═════ SUPPLIED MATERIAL ═════

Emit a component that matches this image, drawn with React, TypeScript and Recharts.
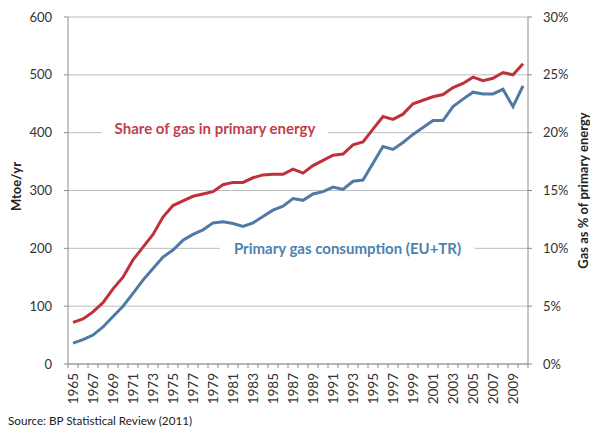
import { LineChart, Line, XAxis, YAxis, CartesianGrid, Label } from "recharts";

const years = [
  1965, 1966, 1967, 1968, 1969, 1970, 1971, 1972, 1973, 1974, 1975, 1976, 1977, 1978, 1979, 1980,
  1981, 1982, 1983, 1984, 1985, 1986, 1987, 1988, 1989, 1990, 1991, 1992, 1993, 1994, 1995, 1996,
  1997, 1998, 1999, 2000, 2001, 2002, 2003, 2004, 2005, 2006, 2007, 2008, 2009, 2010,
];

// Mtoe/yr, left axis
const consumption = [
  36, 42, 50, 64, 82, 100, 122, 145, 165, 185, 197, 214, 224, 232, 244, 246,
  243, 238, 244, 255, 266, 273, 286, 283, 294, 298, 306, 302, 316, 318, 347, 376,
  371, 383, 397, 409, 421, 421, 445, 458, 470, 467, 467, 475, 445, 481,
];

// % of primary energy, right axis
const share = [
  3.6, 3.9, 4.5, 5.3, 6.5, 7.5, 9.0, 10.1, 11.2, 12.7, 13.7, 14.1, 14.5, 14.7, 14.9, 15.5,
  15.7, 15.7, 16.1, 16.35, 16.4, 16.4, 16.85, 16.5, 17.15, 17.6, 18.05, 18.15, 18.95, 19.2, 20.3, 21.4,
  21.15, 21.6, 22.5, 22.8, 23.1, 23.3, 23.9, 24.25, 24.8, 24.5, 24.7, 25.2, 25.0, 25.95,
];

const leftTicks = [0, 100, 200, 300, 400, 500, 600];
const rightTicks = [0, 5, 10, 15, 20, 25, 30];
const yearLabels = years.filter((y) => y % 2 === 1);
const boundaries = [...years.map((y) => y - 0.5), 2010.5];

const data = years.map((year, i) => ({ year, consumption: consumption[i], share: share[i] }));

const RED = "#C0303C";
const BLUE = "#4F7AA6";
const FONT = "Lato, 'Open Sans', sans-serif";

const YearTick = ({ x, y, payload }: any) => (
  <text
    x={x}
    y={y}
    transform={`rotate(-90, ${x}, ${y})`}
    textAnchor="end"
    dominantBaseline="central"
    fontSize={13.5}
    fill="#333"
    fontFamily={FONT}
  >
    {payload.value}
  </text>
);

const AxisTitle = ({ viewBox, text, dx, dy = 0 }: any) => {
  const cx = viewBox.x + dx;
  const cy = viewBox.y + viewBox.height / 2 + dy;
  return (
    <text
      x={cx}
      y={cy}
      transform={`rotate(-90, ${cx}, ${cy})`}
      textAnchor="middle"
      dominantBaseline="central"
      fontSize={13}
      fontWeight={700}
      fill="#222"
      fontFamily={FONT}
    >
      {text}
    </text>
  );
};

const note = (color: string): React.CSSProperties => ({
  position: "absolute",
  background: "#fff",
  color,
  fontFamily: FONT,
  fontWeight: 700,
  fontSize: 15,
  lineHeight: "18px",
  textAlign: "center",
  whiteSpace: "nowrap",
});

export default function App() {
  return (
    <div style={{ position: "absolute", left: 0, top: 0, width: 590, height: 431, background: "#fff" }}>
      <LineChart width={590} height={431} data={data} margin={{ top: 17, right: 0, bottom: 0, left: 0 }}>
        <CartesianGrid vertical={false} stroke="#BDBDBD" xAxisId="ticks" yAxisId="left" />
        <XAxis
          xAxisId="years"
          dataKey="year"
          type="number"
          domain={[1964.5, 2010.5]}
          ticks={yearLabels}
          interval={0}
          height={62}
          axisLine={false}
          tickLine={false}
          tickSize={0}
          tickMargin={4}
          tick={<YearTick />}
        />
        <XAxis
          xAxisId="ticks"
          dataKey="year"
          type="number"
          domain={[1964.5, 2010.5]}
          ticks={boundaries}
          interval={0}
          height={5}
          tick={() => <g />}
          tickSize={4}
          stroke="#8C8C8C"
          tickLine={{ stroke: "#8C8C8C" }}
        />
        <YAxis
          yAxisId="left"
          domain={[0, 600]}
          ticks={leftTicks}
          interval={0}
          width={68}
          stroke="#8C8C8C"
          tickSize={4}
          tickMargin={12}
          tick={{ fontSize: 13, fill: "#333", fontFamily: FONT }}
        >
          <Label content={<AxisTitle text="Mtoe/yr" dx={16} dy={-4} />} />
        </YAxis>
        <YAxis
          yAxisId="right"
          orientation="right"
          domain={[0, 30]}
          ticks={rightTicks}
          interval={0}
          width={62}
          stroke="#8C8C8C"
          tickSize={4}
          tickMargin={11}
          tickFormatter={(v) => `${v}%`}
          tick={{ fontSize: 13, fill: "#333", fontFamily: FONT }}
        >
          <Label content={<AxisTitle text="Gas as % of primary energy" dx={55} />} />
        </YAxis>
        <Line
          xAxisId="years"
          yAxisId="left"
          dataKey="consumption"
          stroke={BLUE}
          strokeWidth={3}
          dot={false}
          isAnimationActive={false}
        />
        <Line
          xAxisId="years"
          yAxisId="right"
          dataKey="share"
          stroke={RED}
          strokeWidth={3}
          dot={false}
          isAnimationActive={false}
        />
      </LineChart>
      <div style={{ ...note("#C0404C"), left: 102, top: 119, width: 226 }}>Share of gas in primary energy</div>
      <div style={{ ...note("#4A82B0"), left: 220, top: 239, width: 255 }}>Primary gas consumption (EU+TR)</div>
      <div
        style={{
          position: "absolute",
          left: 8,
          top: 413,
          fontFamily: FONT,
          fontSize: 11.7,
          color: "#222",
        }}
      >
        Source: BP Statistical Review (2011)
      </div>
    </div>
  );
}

═════

_STATED TASK_
Reproduce the data verbatim. Do not carry any picture into the copy.

_RESPONSE FOR THIS EXERCISE_
Emit a component that matches this image, drawn with React, TypeScript and Recharts.
import { LineChart, Line, XAxis, YAxis, CartesianGrid, Label } from "recharts";

const years = [
  1965, 1966, 1967, 1968, 1969, 1970, 1971, 1972, 1973, 1974, 1975, 1976, 1977, 1978, 1979, 1980,
  1981, 1982, 1983, 1984, 1985, 1986, 1987, 1988, 1989, 1990, 1991, 1992, 1993, 1994, 1995, 1996,
  1997, 1998, 1999, 2000, 2001, 2002, 2003, 2004, 2005, 2006, 2007, 2008, 2009, 2010,
];

// Mtoe/yr, left axis
const consumption = [
  36, 42, 50, 64, 82, 100, 122, 145, 165, 185, 197, 214, 224, 232, 244, 246,
  243, 238, 244, 255, 266, 273, 286, 283, 294, 298, 306, 302, 316, 318, 347, 376,
  371, 383, 397, 409, 421, 421, 445, 458, 470, 467, 467, 475, 445, 481,
];

// % of primary energy, right axis
const share = [
  3.6, 3.9, 4.5, 5.3, 6.5, 7.5, 9.0, 10.1, 11.2, 12.7, 13.7, 14.1, 14.5, 14.7, 14.9, 15.5,
  15.7, 15.7, 16.1, 16.35, 16.4, 16.4, 16.85, 16.5, 17.15, 17.6, 18.05, 18.15, 18.95, 19.2, 20.3, 21.4,
  21.15, 21.6, 22.5, 22.8, 23.1, 23.3, 23.9, 24.25, 24.8, 24.5, 24.7, 25.2, 25.0, 25.95,
];

const leftTicks = [0, 100, 200, 300, 400, 500, 600];
const rightTicks = [0, 5, 10, 15, 20, 25, 30];
const yearLabels = years.filter((y) => y % 2 === 1);
const boundaries = [...years.map((y) => y - 0.5), 2010.5];

const data = years.map((year, i) => ({ year, consumption: consumption[i], share: share[i] }));

const RED = "#C0303C";
const BLUE = "#4F7AA6";
const FONT = "Lato, 'Open Sans', sans-serif";

const YearTick = ({ x, y, payload }: any) => (
  <text
    x={x}
    y={y}
    transform={`rotate(-90, ${x}, ${y})`}
    textAnchor="end"
    dominantBaseline="central"
    fontSize={13.5}
    fill="#333"
    fontFamily={FONT}
  >
    {payload.value}
  </text>
);

const AxisTitle = ({ viewBox, text, dx, dy = 0 }: any) => {
  const cx = viewBox.x + dx;
  const cy = viewBox.y + viewBox.height / 2 + dy;
  return (
    <text
      x={cx}
      y={cy}
      transform={`rotate(-90, ${cx}, ${cy})`}
      textAnchor="middle"
      dominantBaseline="central"
      fontSize={13}
      fontWeight={700}
      fill="#222"
      fontFamily={FONT}
    >
      {text}
    </text>
  );
};

const note = (color: string): React.CSSProperties => ({
  position: "absolute",
  background: "#fff",
  color,
  fontFamily: FONT,
  fontWeight: 700,
  fontSize: 15,
  lineHeight: "18px",
  textAlign: "center",
  whiteSpace: "nowrap",
});

export default function App() {
  return (
    <div style={{ position: "absolute", left: 0, top: 0, width: 590, height: 431, background: "#fff" }}>
      <LineChart width={590} height={431} data={data} margin={{ top: 17, right: 0, bottom: 0, left: 0 }}>
        <CartesianGrid vertical={false} stroke="#BDBDBD" xAxisId="ticks" yAxisId="left" />
        <XAxis
          xAxisId="years"
          dataKey="year"
          type="number"
          domain={[1964.5, 2010.5]}
          ticks={yearLabels}
          interval={0}
          height={62}
          axisLine={false}
          tickLine={false}
          tickSize={0}
          tickMargin={4}
          tick={<YearTick />}
        />
        <XAxis
          xAxisId="ticks"
          dataKey="year"
          type="number"
          domain={[1964.5, 2010.5]}
          ticks={boundaries}
          interval={0}
          height={5}
          tick={() => <g />}
          tickSize={4}
          stroke="#8C8C8C"
          tickLine={{ stroke: "#8C8C8C" }}
        />
        <YAxis
          yAxisId="left"
          domain={[0, 600]}
          ticks={leftTicks}
          interval={0}
          width={68}
          stroke="#8C8C8C"
          tickSize={4}
          tickMargin={12}
          tick={{ fontSize: 13, fill: "#333", fontFamily: FONT }}
        >
          <Label content={<AxisTitle text="Mtoe/yr" dx={16} dy={-4} />} />
        </YAxis>
        <YAxis
          yAxisId="right"
          orientation="right"
          domain={[0, 30]}
          ticks={rightTicks}
          interval={0}
          width={62}
          stroke="#8C8C8C"
          tickSize={4}
          tickMargin={11}
          tickFormatter={(v) => `${v}%`}
          tick={{ fontSize: 13, fill: "#333", fontFamily: FONT }}
        >
          <Label content={<AxisTitle text="Gas as % of primary energy" dx={55} />} />
        </YAxis>
        <Line
          xAxisId="years"
          yAxisId="left"
          dataKey="consumption"
          stroke={BLUE}
          strokeWidth={3}
          dot={false}
          isAnimationActive={false}
        />
        <Line
          xAxisId="years"
          yAxisId="right"
          dataKey="share"
          stroke={RED}
          strokeWidth={3}
          dot={false}
          isAnimationActive={false}
        />
      </LineChart>
      <div style={{ ...note("#C0404C"), left: 102, top: 119, width: 226 }}>Share of gas in primary energy</div>
      <div style={{ ...note("#4A82B0"), left: 220, top: 239, width: 255 }}>Primary gas consumption (EU+TR)</div>
      <div
        style={{
          position: "absolute",
          left: 8,
          top: 413,
          fontFamily: FONT,
          fontSize: 11.7,
          color: "#222",
        }}
      >
        Source: BP Statistical Review (2011)
      </div>
    </div>
  );
}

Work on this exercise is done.